#### [GIVEN MATERIAL]
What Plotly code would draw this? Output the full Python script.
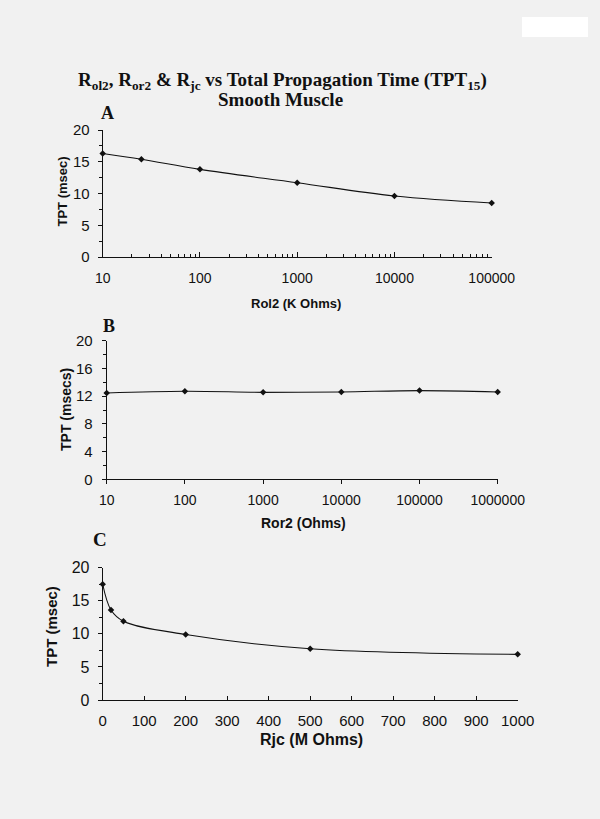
import plotly.graph_objects as go

# ---------------- data ----------------
title_line1 = "R<sub>ol2</sub>, R<sub>or2</sub> &amp; R<sub>jc</sub> vs Total Propagation Time (TPT<sub>15</sub>)"
title_line2 = "Smooth Muscle"

a_x = [10, 25, 100, 1000, 10000, 100000]
a_y = [16.3, 15.4, 13.8, 11.7, 9.6, 8.5]
a_xticks = [10, 100, 1000, 10000, 100000]
a_yticks = [0, 5, 10, 15, 20]

b_x = [10, 100, 1000, 10000, 100000, 1000000]
b_y = [12.45, 12.7, 12.55, 12.6, 12.8, 12.6]
b_xticks = [10, 100, 1000, 10000, 100000, 1000000]
b_yticks = [0, 4, 8, 12, 16, 20]

c_x = [0, 20, 50, 200, 500, 1000]
c_y = [17.5, 13.6, 11.9, 9.9, 7.75, 6.9]
c_xticks = [0, 100, 200, 300, 400, 500, 600, 700, 800, 900, 1000]
c_yticks = [0, 5, 10, 15, 20]

a_xtitle, b_xtitle, c_xtitle = "Rol2 (K Ohms)", "Ror2 (Ohms)", "Rjc (M Ohms)"
a_ytitle, b_ytitle, c_ytitle = "TPT (msec)", "TPT (msecs)", "TPT (msec)"

# ---------------- figure ----------------
W, H = 600, 819
BG = "#f1f1f1"
INK = "#111111"
SANS = "Liberation Sans, Arial, sans-serif"
SERIF = "Liberation Serif, Times New Roman, serif"

def px_x(p):
    return p / W

def px_y(p):
    return 1 - p / H

fig = go.Figure()

line_style = dict(color=INK, width=1.1, shape="spline", smoothing=1.0)
marker_style = dict(symbol="diamond", size=5, color=INK)

fig.add_trace(go.Scatter(x=a_x, y=a_y, mode="lines+markers", line=line_style,
                         marker=marker_style, xaxis="x", yaxis="y", cliponaxis=False,
                         showlegend=False))
fig.add_trace(go.Scatter(x=b_x, y=b_y, mode="lines+markers", line=line_style,
                         marker=marker_style, xaxis="x2", yaxis="y2", cliponaxis=False,
                         showlegend=False))
fig.add_trace(go.Scatter(x=c_x, y=c_y, mode="lines+markers", line=line_style,
                         marker=marker_style, xaxis="x3", yaxis="y3", cliponaxis=False,
                         showlegend=False))

axis_common = dict(showgrid=False, zeroline=False, showline=True, linecolor=INK,
                   linewidth=1, tickcolor=INK, tickwidth=1, automargin=False)

fig.update_layout(
    width=W, height=H,
    margin=dict(l=0, r=0, t=0, b=0, pad=0),
    paper_bgcolor=BG, plot_bgcolor=BG,
    font=dict(family=SANS, color=INK),
    xaxis=dict(axis_common, type="log", range=[1, 5],
               domain=[px_x(102.7), px_x(491.7)], anchor="y",
               tickmode="array", tickvals=a_xticks, ticktext=[str(v) for v in a_xticks],
               ticks="inside", ticklen=5, ticklabelstandoff=8,
               minor=dict(ticks="inside", ticklen=3, dtick="D1", tickcolor=INK),
               tickfont=dict(size=14)),
    yaxis=dict(axis_common, range=[0, 20],
               domain=[px_y(257), px_y(130)], anchor="x",
               tickmode="array", tickvals=a_yticks, ticktext=[str(v) for v in a_yticks],
               ticks="outside", ticklen=4, ticklabelstandoff=5,
               minor=dict(ticks="outside", ticklen=3, dtick=2.5, tickcolor=INK),
               tickfont=dict(size=15)),
    xaxis2=dict(axis_common, type="log", range=[1, 6],
                domain=[px_x(106.7), px_x(497.7)], anchor="y2",
                tickmode="array", tickvals=b_xticks, ticktext=[str(v) for v in b_xticks],
                ticks="outside", ticklen=4, ticklabelstandoff=4,
                tickfont=dict(size=14)),
    yaxis2=dict(axis_common, range=[0, 20],
                domain=[px_y(479.3), px_y(340.7)], anchor="x2",
                tickmode="array", tickvals=b_yticks, ticktext=[str(v) for v in b_yticks],
                ticks="outside", ticklen=4, ticklabelstandoff=6,
                minor=dict(ticks="outside", ticklen=3, dtick=2, tickcolor=INK),
                tickfont=dict(size=15)),
    xaxis3=dict(axis_common, range=[0, 1000],
                domain=[px_x(102.7), px_x(517.7)], anchor="y3",
                tickmode="array", tickvals=c_xticks, ticktext=[str(v) for v in c_xticks],
                ticks="inside", ticklen=4, ticklabelstandoff=7,
                tickfont=dict(size=15)),
    yaxis3=dict(axis_common, range=[0, 20],
                domain=[px_y(700), px_y(567.7)], anchor="x3",
                tickmode="array", tickvals=c_yticks, ticktext=[str(v) for v in c_yticks],
                ticks="outside", ticklen=4, ticklabelstandoff=5,
                minor=dict(ticks="outside", ticklen=3, dtick=2.5, tickcolor=INK),
                tickfont=dict(size=16)),
)

def ann(text, x, y, size, family=SANS, bold=True, angle=0):
    t = f"<b>{text}</b>" if bold else text
    fig.add_annotation(text=t, x=px_x(x), y=px_y(y), xref="paper", yref="paper",
                       xanchor="center", yanchor="middle", showarrow=False,
                       textangle=angle, font=dict(family=family, size=size, color=INK))

# titles
ann(title_line1, 282, 81, 19, family=SERIF)
ann(title_line2, 280, 99, 19, family=SERIF)
# panel letters
ann("A", 107, 113, 18, family=SERIF)
ann("B", 109, 326, 18, family=SERIF)
ann("C", 100, 539, 19, family=SERIF)
# axis titles
ann(a_xtitle, 296, 303, 13)
ann(b_xtitle, 303, 523, 14)
ann(c_xtitle, 311, 739, 16)
ann(a_ytitle, 61.5, 191, 13, angle=-90)
ann(b_ytitle, 66, 410, 14, angle=-90)
ann(c_ytitle, 51, 627, 15, angle=-90)

# white patch in top-right corner of the page
fig.add_shape(type="rect", xref="paper", yref="paper",
              x0=px_x(522), x1=px_x(588), y0=px_y(37), y1=px_y(17),
              fillcolor="white", line=dict(width=0), layer="above")

fig.write_html("out.html", config={"displayModeBar": False},
               post_script="document.body.style.margin='0px';document.body.style.overflow='hidden';")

#### [WHAT IS BEING ASKED]
Go through the listing above and quote it exactly, apart from its images.

#### [RESPONSE TO THIS EXERCISE]
What Plotly code would draw this? Output the full Python script.
import plotly.graph_objects as go

# ---------------- data ----------------
title_line1 = "R<sub>ol2</sub>, R<sub>or2</sub> &amp; R<sub>jc</sub> vs Total Propagation Time (TPT<sub>15</sub>)"
title_line2 = "Smooth Muscle"

a_x = [10, 25, 100, 1000, 10000, 100000]
a_y = [16.3, 15.4, 13.8, 11.7, 9.6, 8.5]
a_xticks = [10, 100, 1000, 10000, 100000]
a_yticks = [0, 5, 10, 15, 20]

b_x = [10, 100, 1000, 10000, 100000, 1000000]
b_y = [12.45, 12.7, 12.55, 12.6, 12.8, 12.6]
b_xticks = [10, 100, 1000, 10000, 100000, 1000000]
b_yticks = [0, 4, 8, 12, 16, 20]

c_x = [0, 20, 50, 200, 500, 1000]
c_y = [17.5, 13.6, 11.9, 9.9, 7.75, 6.9]
c_xticks = [0, 100, 200, 300, 400, 500, 600, 700, 800, 900, 1000]
c_yticks = [0, 5, 10, 15, 20]

a_xtitle, b_xtitle, c_xtitle = "Rol2 (K Ohms)", "Ror2 (Ohms)", "Rjc (M Ohms)"
a_ytitle, b_ytitle, c_ytitle = "TPT (msec)", "TPT (msecs)", "TPT (msec)"

# ---------------- figure ----------------
W, H = 600, 819
BG = "#f1f1f1"
INK = "#111111"
SANS = "Liberation Sans, Arial, sans-serif"
SERIF = "Liberation Serif, Times New Roman, serif"

def px_x(p):
    return p / W

def px_y(p):
    return 1 - p / H

fig = go.Figure()

line_style = dict(color=INK, width=1.1, shape="spline", smoothing=1.0)
marker_style = dict(symbol="diamond", size=5, color=INK)

fig.add_trace(go.Scatter(x=a_x, y=a_y, mode="lines+markers", line=line_style,
                         marker=marker_style, xaxis="x", yaxis="y", cliponaxis=False,
                         showlegend=False))
fig.add_trace(go.Scatter(x=b_x, y=b_y, mode="lines+markers", line=line_style,
                         marker=marker_style, xaxis="x2", yaxis="y2", cliponaxis=False,
                         showlegend=False))
fig.add_trace(go.Scatter(x=c_x, y=c_y, mode="lines+markers", line=line_style,
                         marker=marker_style, xaxis="x3", yaxis="y3", cliponaxis=False,
                         showlegend=False))

axis_common = dict(showgrid=False, zeroline=False, showline=True, linecolor=INK,
                   linewidth=1, tickcolor=INK, tickwidth=1, automargin=False)

fig.update_layout(
    width=W, height=H,
    margin=dict(l=0, r=0, t=0, b=0, pad=0),
    paper_bgcolor=BG, plot_bgcolor=BG,
    font=dict(family=SANS, color=INK),
    xaxis=dict(axis_common, type="log", range=[1, 5],
               domain=[px_x(102.7), px_x(491.7)], anchor="y",
               tickmode="array", tickvals=a_xticks, ticktext=[str(v) for v in a_xticks],
               ticks="inside", ticklen=5, ticklabelstandoff=8,
               minor=dict(ticks="inside", ticklen=3, dtick="D1", tickcolor=INK),
               tickfont=dict(size=14)),
    yaxis=dict(axis_common, range=[0, 20],
               domain=[px_y(257), px_y(130)], anchor="x",
               tickmode="array", tickvals=a_yticks, ticktext=[str(v) for v in a_yticks],
               ticks="outside", ticklen=4, ticklabelstandoff=5,
               minor=dict(ticks="outside", ticklen=3, dtick=2.5, tickcolor=INK),
               tickfont=dict(size=15)),
    xaxis2=dict(axis_common, type="log", range=[1, 6],
                domain=[px_x(106.7), px_x(497.7)], anchor="y2",
                tickmode="array", tickvals=b_xticks, ticktext=[str(v) for v in b_xticks],
                ticks="outside", ticklen=4, ticklabelstandoff=4,
                tickfont=dict(size=14)),
    yaxis2=dict(axis_common, range=[0, 20],
                domain=[px_y(479.3), px_y(340.7)], anchor="x2",
                tickmode="array", tickvals=b_yticks, ticktext=[str(v) for v in b_yticks],
                ticks="outside", ticklen=4, ticklabelstandoff=6,
                minor=dict(ticks="outside", ticklen=3, dtick=2, tickcolor=INK),
                tickfont=dict(size=15)),
    xaxis3=dict(axis_common, range=[0, 1000],
                domain=[px_x(102.7), px_x(517.7)], anchor="y3",
                tickmode="array", tickvals=c_xticks, ticktext=[str(v) for v in c_xticks],
                ticks="inside", ticklen=4, ticklabelstandoff=7,
                tickfont=dict(size=15)),
    yaxis3=dict(axis_common, range=[0, 20],
                domain=[px_y(700), px_y(567.7)], anchor="x3",
                tickmode="array", tickvals=c_yticks, ticktext=[str(v) for v in c_yticks],
                ticks="outside", ticklen=4, ticklabelstandoff=5,
                minor=dict(ticks="outside", ticklen=3, dtick=2.5, tickcolor=INK),
                tickfont=dict(size=16)),
)

def ann(text, x, y, size, family=SANS, bold=True, angle=0):
    t = f"<b>{text}</b>" if bold else text
    fig.add_annotation(text=t, x=px_x(x), y=px_y(y), xref="paper", yref="paper",
                       xanchor="center", yanchor="middle", showarrow=False,
                       textangle=angle, font=dict(family=family, size=size, color=INK))

# titles
ann(title_line1, 282, 81, 19, family=SERIF)
ann(title_line2, 280, 99, 19, family=SERIF)
# panel letters
ann("A", 107, 113, 18, family=SERIF)
ann("B", 109, 326, 18, family=SERIF)
ann("C", 100, 539, 19, family=SERIF)
# axis titles
ann(a_xtitle, 296, 303, 13)
ann(b_xtitle, 303, 523, 14)
ann(c_xtitle, 311, 739, 16)
ann(a_ytitle, 61.5, 191, 13, angle=-90)
ann(b_ytitle, 66, 410, 14, angle=-90)
ann(c_ytitle, 51, 627, 15, angle=-90)

# white patch in top-right corner of the page
fig.add_shape(type="rect", xref="paper", yref="paper",
              x0=px_x(522), x1=px_x(588), y0=px_y(37), y1=px_y(17),
              fillcolor="white", line=dict(width=0), layer="above")

fig.write_html("out.html", config={"displayModeBar": False},
               post_script="document.body.style.margin='0px';document.body.style.overflow='hidden';")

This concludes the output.